Gargoyles (1972)



Anthropologist Dr. Mercer Boley and his daughter Diana visit a small Arizona town, after being summoned there for Dr. Boley to inspect a mysterious skeleton that had been found somewhere out in the desert. When they arrive, the doctor and his daughter are greeted by an eccentric shopkeeper calling himself Uncle Willie, who leads them to a shed, where he reveals a strange reptilian, humanoid looking skeleton sporting wings and horns. Boley initially thinks the skeleton is an elaborate hoax, but when the shed they’re all in is attacked by a group of similarly strange creatures, he quickly changes his tune. Uncle Willie ends up dead, and the shed catches fire and burns to the ground, with Boyle and Diana barely making it out alive, but not before they grab the skull as evidence. Boyle becomes intrigued by the artifact and hopes to study it, but it turns out that the creatures who attacked them haven’t given up on retrieving it yet, either. After another series of encounters Boyle deduces that the creatures must be gargoyles, but by the time he figures out what they want and can get anyone else to believe him, the gargoyles have already managed to run off with Diana to hide in the nearby desert caves. It’s now up to Dr. Boyle and the local small-town sheriff to track down the creatures and find Diana before the monsters can carry out their nefarious plans.


Gargoyles is a made-for-TV movie that originally aired on CBS in 1972. Before I came across it I had never actually heard of this film before. Being of a younger generation, the only gargoyles on television that I was aware of up until that point was the TV series produced by Disney in the 90s (which is actually a pretty decent show that you should check out if you enjoy cartoons). But instead of being defenders of the innocent like in the cartoon, these live-action gargoyles are pretty much the polar opposite. Or at least they would be if the film wasn’t from the early 70’s and the producers had been allowed to show more of their evil content on screen. But hey, they couldn’t, so as it stands, Gargoyles ends up being a pretty mundane little outing with very little going for it.

Yup, this is the skeleton. Soak up it’s glory, my friends.

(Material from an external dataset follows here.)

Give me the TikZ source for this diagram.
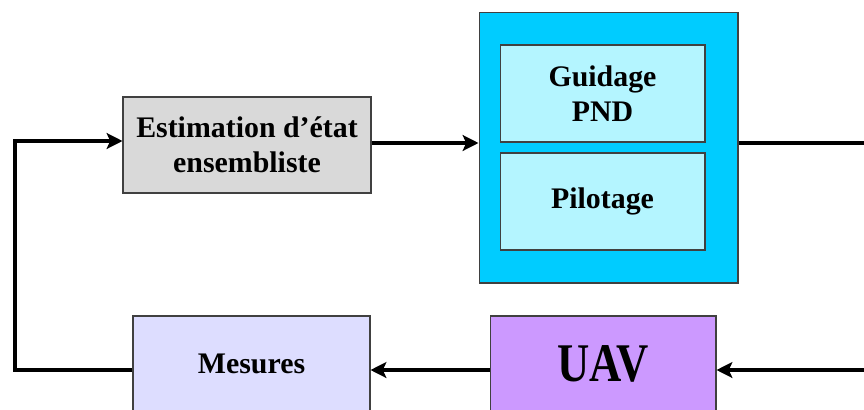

The film’s biggest flaw is it’s lack of a coherent and solid story. The film starts out explaining that the gargoyles are the evil emissaries of the devil meant to overtake and destroy mankind. So you’re set up to think that these guys are going to be super evil little buggers. And to the movie’s credit, it starts off pretty well by only showing bits and pieces of them to the audience, either by a quick swipe of a claw or an ominous shadow. But then the movie goes and seems to get…I don’t know, horribly distracted with itself, I guess. Because before we see the gargoyles again we’re introduced to a forced subplot involving a group of bikers who happen to be hanging around Uncle Willie’s burned out shack and how they get wrongfully accused of arson. I honestly can’t think of a good reason to introduce these guys. The film tries to justify them later as being a convenient group of bodies that happen to be handy for the sheriff to use as a posse to track down Diana. But considering the film managed to find other unrelated characters for the exact same purpose without them being locked behind bars, that seems like a moot point. I can only assume that their inclusion was added solely so that the producers had an excuse to add a car chase scene into the film, because this was the 70’s and any movie coming out of the 70’s wasn’t worth its salt if it didn’t have at least one car chase to its name. What can I say, the 70’s were a weird time. Never-mind that the vehicle they used inexplicably changed between two different car models while it was trying to chase down those errant dirt bikers. It killed some air time, went “zoom zoom” and kicked up some dust, so that’s all that matters. Or at least I assume that was their reasoning, because from a story standpoint that whole scene was just a complete waste of time. And the entire film is littered with tiny moments like that, small instances that seem to be constructed solely to pad out the film. Which might not sound so bad, except that the film only clocks in at around 74 minutes, so all those little instances end up taking up a decent chunk of time. Time that I can’t help but feel would have been better suited to actually expounding on the story which, I thought anyway, was supposed to be about an army of human killing gargoyles. One would think an army of murderous monsters on it’s own would be exciting enough for the American audience of the early 1970’s, but I guess not. Like I said, it was a weird decade.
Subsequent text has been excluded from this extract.